La Mecque, j’y ai prié et je n’y ai pas passé le midi ;

Moi, cette année, j’ai vu

Médine, j’y ai été et je n’y ai pas pris de repas ;

Moi, cette année, j’ai vu

Les eaux de Zemzem, et je n’en ai pas bu ;

Moi, cette année, j’ai vu

Des faons d’antilopes tendres comme des enfants qui parlent en adoucissant les sons :

Ils se faisaient, avec des étoffes de drap, une ombre sous laquelle ils passaient la méridienne ;

Faits pour le jeu, capables de jouer,

Ils étaient dans un lit de soie et d’argent.

Moi, cette année, j’ai vu

Un poulain dont l’amour m’a blessée :

Il est dans un champ de blé, debout, y paissant ;

Si seulement il était à vendre, je donnerais de lui

Un millier de jeunes adolescents !…

Poésie d’Eberkaou.

(Femme célèbre par sa beauté et son esprit.)

Le comparerai-je à un méhari blanc, à un bouclier de Tarmai

À une harde d’antilopes de Kita ?

À des franges de ceinture rouge de Jerba ?

À du raisin qui vient de mûrir

Dans un vallon où, à côté de lui, mûrit la datte ?

Amoûmen est le fil dans lequel sont passées les perles de mon collier.

Il est le cordon auquel sont suspendus les talismans qui sont sur ma poitrine ; il est ma vie ().

Remerciement.

Une femme pauvre, d’une tribu d’imrad, ayant reçu une aumône d’un officier français, l’en remercie par ces vers :

Je pars des tentes après la prière (du matin),

Je fais une marche pleine de réflexions soucieuses ;

J’ai laissé là-bas Tekâdeit et Lilli,

Ayant faim, exténués, pleurant ;

Les sauterelles sont la mort des pauvres gens.

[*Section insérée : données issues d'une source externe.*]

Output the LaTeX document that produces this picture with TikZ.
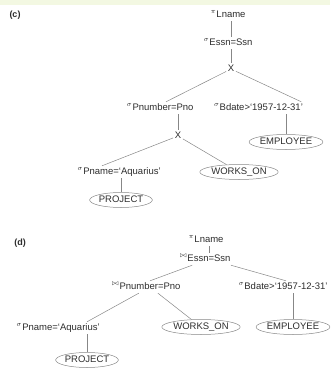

Je suis allée au capitaine qui a pitié de moi ;

C’est un jeune homme qui fait des efforts pour tout bien ;

Il est valeureux à la guerre ; il est bienfaisant ;

Il a les cris de joie des femmes et les mérites devant Dieu ;

Son cri de défi, nul ne le relève ;

Tous les païens, il l’emporte sur eux.

Quand on a beaucoup lu d’improvisations des poètes touaregs, on s’aperçoit qu’ils se répètent, et qu’au Sahara plus qu’ailleurs, certaines métaphores, dont nous étions d’abord amusés ou émus, sont de style et fanées. Peu importe ici. J’ai voulu simplement ajouter quelques traits à l’image que nous pouvons nous faire de ce peuple, au milieu duquel le Père de Foucauld a vécu les dernières années de sa vie, auquel il s’est tant dévoué, dont il a passé tant d’heures à étudier les traditions, les coutumes, le vocabulaire, la langue et la poésie. Et dans cette même intention, je choisirai, parmi ceux qu’il a recueillis, des proverbes touaregs. L’on y voit mieux encore l’esprit vif de ces gens de l’Ahaggar, et leur bon sens, où devait tenir, comme en sa source, tout l’espoir humain qu’avait Charles de Foucauld.

Proverbes touaregs.

Éloignez vos tentes, rapprochez vos cœurs.

Quand tu vois la lune entourée d’un halo, c’est qu’un roi voyage à sa clarté.

Crains le noble si tu le rapetisses : crains l’homme de rien si tu l’honores.

Celui qui boit dans une cruche (le sédentaire) n’est pas guide.

Si longue que soit une nuit d’hiver, le soleil la suit.

La vipère prend la couleur des pays qu’elle habite.

Rire de terre cuite.

La main que tu ne peux pas couper, baise-la !

Celui qui t’aime, fût-il un chien, tu l’aimeras aussi.

Mieux vaut passer la nuit avec la colère qu’avec le repentir.

Les raisonnements sont l’entrave du lâche.

Une seule main, si elle n’a pas sa sœur, quoi qu’elle fasse, n’ouvrira pas un double nœud.

Lorsqu’un noble étend, pour te servir de tapis, le morceau d’étoffe qu’il porte comme vêtement, ne t’assieds pas en plein milieu.

Le déshonneur, l’enfer même l’a en horreur.

Entre vivants on est de revue.

Celui qui se met une corde au cou, Dieu lui donnera quelqu’un qui la tirera.

Au pays natal, la naissance ; en pays étranger, les habits.

La paume de la main n’éclipse pas le soleil.

Le coléoptère, aux yeux de sa mère, est une gazelle.

Le chemin frayé, même s’il fait des détours ; le roi, même s’il a vieilli.